For 30 years, however, unionized Legal Aid Society attorneys and support staff have fought for and won the kinds of practice for which Bronx Defenders now seeks to take credit, including collaborative and creative advocacy, drug rehabilitation, pre- and post-pleading memorandums, alternatives to incarceration and job placement.
Unlike Bronx Defenders, however, which the city lavishly funds to handle only 12,500 cases, LAS staff represent an unlimited number of clients—more than 200,000 a year in New York at present—with far lower per-case funding. This reflects the Giuliani administration’s retaliation against the LAS and its unions for a brief 1994 strike. Since that time, city funding for the LAS has been slashed from $79 million to $52 million annually. As a result, reported the Indigent Oversight Panel of the Appellate Division, 1st Department, in 1998, the LAS “is handling too many cases with too little staff and too little support….These conditions have, in large measure, been created by the City’s decision to contract with” Bronx Defenders and six other organizations favored by the administration.

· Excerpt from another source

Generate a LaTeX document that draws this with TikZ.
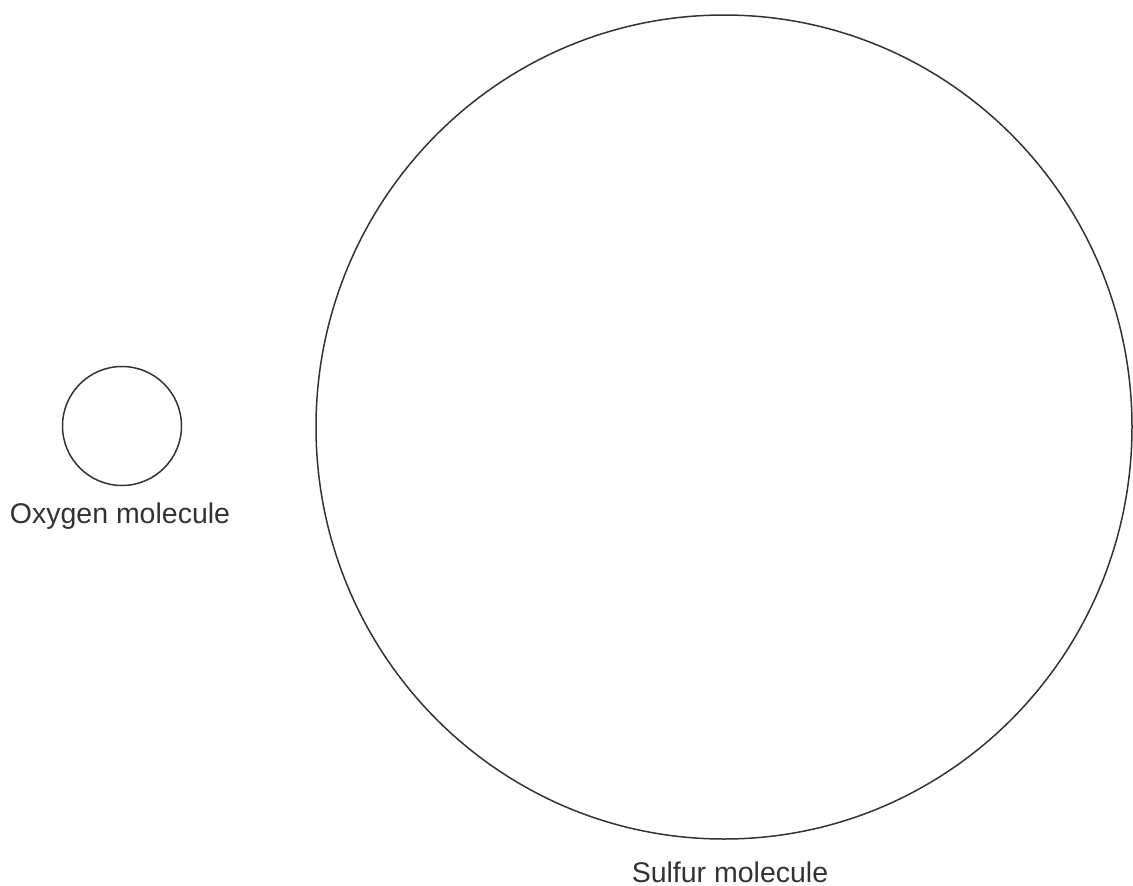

Warm and fuzzy feelings at Bronx Defenders and its siblings give their nonunion staff neither power over legal practice nor protection from employer favoritism, arbitrary discipline and firing. By contrast, collective bargaining at the LAS provides unionized lawyers and support staff with the means to defend and improve workload limits, provide continuity (having the same lawyer throughout a case), a fair and uniform pay scale, influence over hiring and promotion decisions, affirmative action, office space, health and safety protections and many other gains directly related to high-quality representation.
No amount of hype can alter the collaboration of Bronx Defenders with Mayor Giuliani’s assault on indigent criminal defense. Bronx Defenders has chosen to be part of the problem, not part of the solution.